Several large fund managers said they planned to shun Deliveroo’s initial public offering after concerns were raised about its treatment of workers. Restaurants have also complained that the three dominant delivery companies — Deliveroo, Just Eat and UberEats — charge punishingly high fees of up to 35 per cent.
Georgiou said that unlike the larger players, Supper treated all of its drivers as salaried employees, paying them an hourly rate of £9 as well as pension and holiday pay.
“We try to run the business as ethically and socially minded as possible,” he said, although he noted that they had to charge restaurants commission of around 22 to 25 per cent per order to fund the payroll.
Georgiou added that since a report revealed last week that Deliveroo riders could earn as little as £2 an hour, “the phones had lit up” with restaurants wanting to join Supper.

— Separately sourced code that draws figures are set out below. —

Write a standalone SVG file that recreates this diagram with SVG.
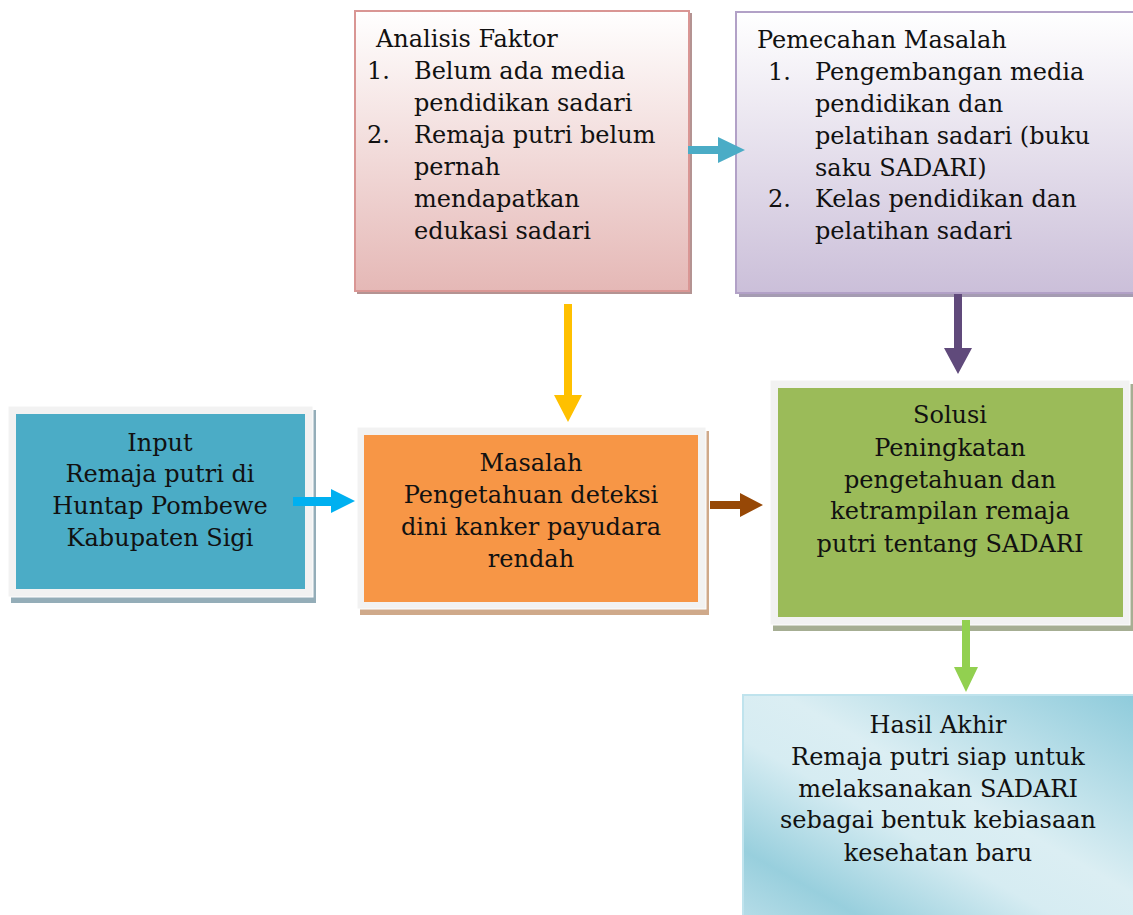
<svg xmlns="http://www.w3.org/2000/svg" width="1133" height="915" viewBox="0 0 1133 915">
<defs>
<linearGradient id="gPink" x1="0" y1="0" x2="0" y2="1">
<stop offset="0" stop-color="#ffffff"/>
<stop offset="1" stop-color="#e5b8b6"/>
</linearGradient>
<linearGradient id="gPurple" x1="0" y1="0" x2="0" y2="1">
<stop offset="0" stop-color="#ffffff"/>
<stop offset="1" stop-color="#cbbfd9"/>
</linearGradient>
<linearGradient id="gBlue" x1="1" y1="0" x2="0" y2="1">
<stop offset="0" stop-color="#8ecbdb"/>
<stop offset="0.45" stop-color="#dbeef3"/>
<stop offset="0.6" stop-color="#d6ecf2"/>
<stop offset="0.85" stop-color="#98cfdd"/>
<stop offset="1" stop-color="#b5dce7"/>
</linearGradient>
</defs>
<style>
text{font-family:"DejaVu Serif","Liberation Serif",serif;font-size:24px;fill:#111;}
.c{text-anchor:middle;}
.frame{fill:#f2f2f2;stroke:#ffffff;stroke-width:1;}
</style>
<rect width="1133" height="915" fill="#ffffff"/>

<g id="analisis">
<rect x="357" y="13" width="335" height="281" fill="#b49392"/>
<rect x="355" y="11" width="334" height="280" fill="url(#gPink)" stroke="#d99694" stroke-width="2"/>
<text x="376" y="47">Analisis Faktor</text>
<text x="367" y="79">1.</text>
<text x="414" y="79">Belum ada media</text>
<text x="414" y="111">pendidikan sadari</text>
<text x="367" y="143">2.</text>
<text x="414" y="143">Remaja putri belum</text>
<text x="414" y="175">pernah</text>
<text x="414" y="207">mendapatkan</text>
<text x="414" y="239">edukasi sadari</text>
</g>

<g id="pemecahan">
<rect x="739" y="16" width="400" height="281" fill="#a59cb2"/>
<rect x="736" y="12" width="400" height="281" fill="url(#gPurple)" stroke="#b2a1c7" stroke-width="2"/>
<text x="757" y="48">Pemecahan Masalah</text>
<text x="768" y="80">1.</text>
<text x="815" y="80">Pengembangan media</text>
<text x="815" y="112">pendidikan dan</text>
<text x="815" y="144">pelatihan sadari (buku</text>
<text x="815" y="176">saku SADARI)</text>
<text x="768" y="207">2.</text>
<text x="815" y="207">Kelas pendidikan dan</text>
<text x="815" y="239">pelatihan sadari</text>
</g>

<g id="input">
<rect x="11" y="410" width="305" height="193" fill="#94adb8"/>
<rect x="8" y="406" width="305" height="191" class="frame"/>
<rect x="16" y="414" width="289" height="175" fill="#4bacc6"/>
<text class="c" x="160" y="451">Input</text>
<text class="c" x="160" y="482">Remaja putri di</text>
<text class="c" x="160" y="514">Huntap Pombewe</text>
<text class="c" x="160" y="546">Kabupaten Sigi</text>
</g>

<g id="masalah">
<rect x="360" y="431" width="349" height="184" fill="#cfa98a"/>
<rect x="357" y="427" width="349" height="182" class="frame"/>
<rect x="364" y="435" width="334" height="167" fill="#f79646"/>
<text class="c" x="531" y="471">Masalah</text>
<text class="c" x="531" y="503">Pengetahuan deteksi</text>
<text class="c" x="531" y="535">dini kanker payudara</text>
<text class="c" x="531" y="567">rendah</text>
</g>

<g id="solusi">
<rect x="773" y="384" width="360" height="247" fill="#a6ae93"/>
<rect x="770" y="380" width="360" height="245" class="frame"/>
<rect x="778" y="388" width="345" height="229" fill="#9bbb59"/>
<text class="c" x="950" y="423">Solusi</text>
<text class="c" x="950" y="456">Peningkatan</text>
<text class="c" x="950" y="488">pengetahuan dan</text>
<text class="c" x="950" y="519">ketrampilan remaja</text>
<text class="c" x="950" y="552">putri tentang SADARI</text>
</g>

<g id="hasil">
<rect x="743" y="695" width="392" height="222" fill="url(#gBlue)" stroke="#bfe3ed" stroke-width="2"/>
<text class="c" x="938" y="733">Hasil Akhir</text>
<text class="c" x="938" y="765">Remaja putri siap untuk</text>
<text class="c" x="938" y="797">melaksanakan SADARI</text>
<text class="c" x="938" y="828">sebagai bentuk kebiasaan</text>
<text class="c" x="938" y="861">kesehatan baru</text>
</g>

<g id="connectors">
<path d="M688 146 H718 V137 L745 150 L718 163 V154 H688 Z" fill="#4bacc6"/>
<path d="M564 304 H572 V395 H582 L568 422 L554 395 H564 Z" fill="#ffc000"/>
<path d="M954 294 H962 V348 H972 L958 374 L944 348 H954 Z" fill="#604a7b"/>
<path d="M293 497 H331 V489 L355 501 L331 513 V506 H293 Z" fill="#00b0f0"/>
<path d="M710 501 H740 V493 L763 505 L740 517 V509 H710 Z" fill="#974806"/>
<path d="M962 620 H970 V667 H978 L966 692 L954 667 H962 Z" fill="#92d050"/>
</g>
</svg>
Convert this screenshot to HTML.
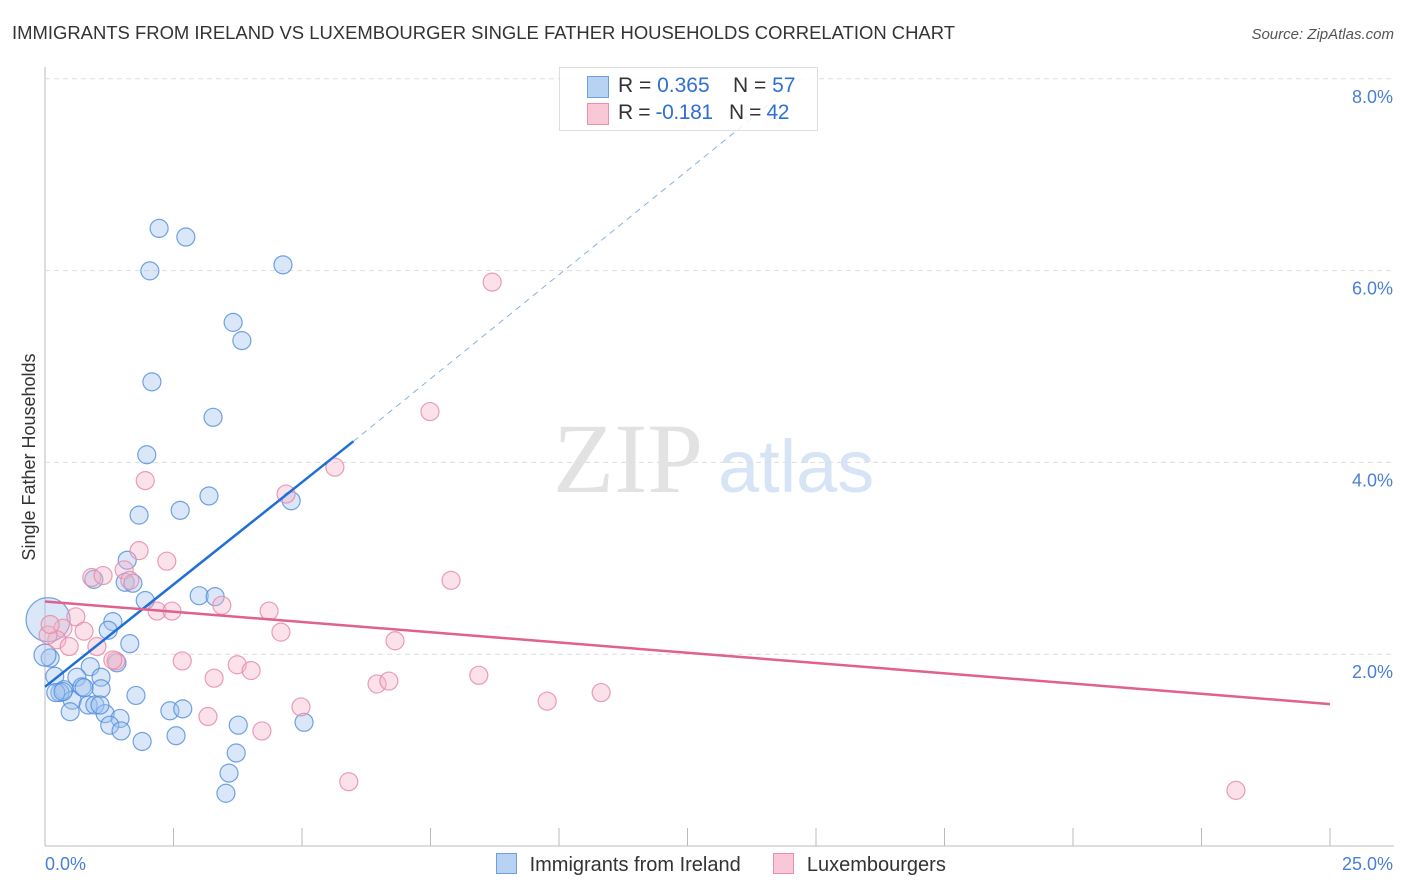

Gary Robins, head of business development at Growthdeck, said that Supper, whose bikes can store food at different temperatures and feature gyroscopic technology to prevent the Michelin-starred dishes being bumped around by potholes, had “completely different” metrics to other delivery businesses. A typical Supper order is more than £100 compared with about £16 on other apps, he said.
One Mayfair-based hedge fund manager has racked up a £36,000-plus bill on more than 380 orders during the pandemic.
Through Growthdeck, Nick Basing, who stepped down as chair of the tenpin bowling company Ten Entertainment last week, will join the Supper board.